Yesterday I started Page 13 for The Biggest Family in the World. Paul H. Boge, the author of Charles Mulli's biography Father to the Fatherless and this new children's version, has provided me with hundreds of photos to work from, as I paint the story of Charles Mulli's life. The last one I painted was one of his family in their mansion, sitting at a table set for a feast. The children were being informed that their father was going to sell his businesses and start an orphanage.
Page 13, a pivotal moment in the story, will be a painting of Charles Mulli standing on a hill overlooking a Kenyan slum. He has to find the first two children to bring home as part of his family. The task seems overwhelming! How do you choose? The slum is made up of concrete and mud homes with corrugated metal sheeting for roofs. There is no running water here.
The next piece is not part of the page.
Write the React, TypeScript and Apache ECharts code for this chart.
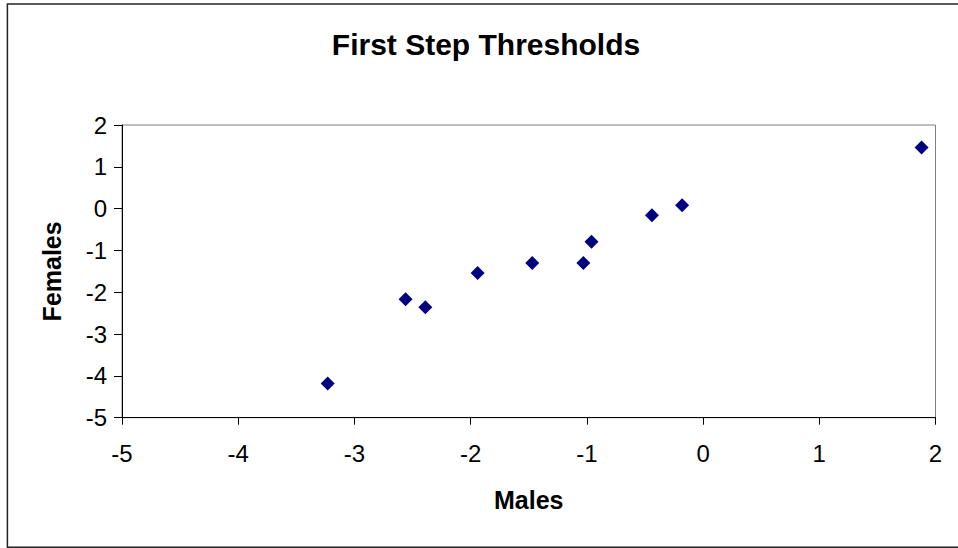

There is a trench in the road where garbage and sewage collects. It reminds me a lot of a similar slum that I visited on a tour to Guatemala, where people were literally living in a garbage dump. Their means of existence consisted of sifting through the garbage every day for food and re-usable items. You can imagine the smell and the heaps of garbage with vultures circling overhead....
Below is the photo taken by the book's author, Paul Boge, that I am using as reference for this particular page. I will be doing a more "cleaned up" version. As they read together, I can imagine parents asking their children, "How do you think you would feel if you lived here?"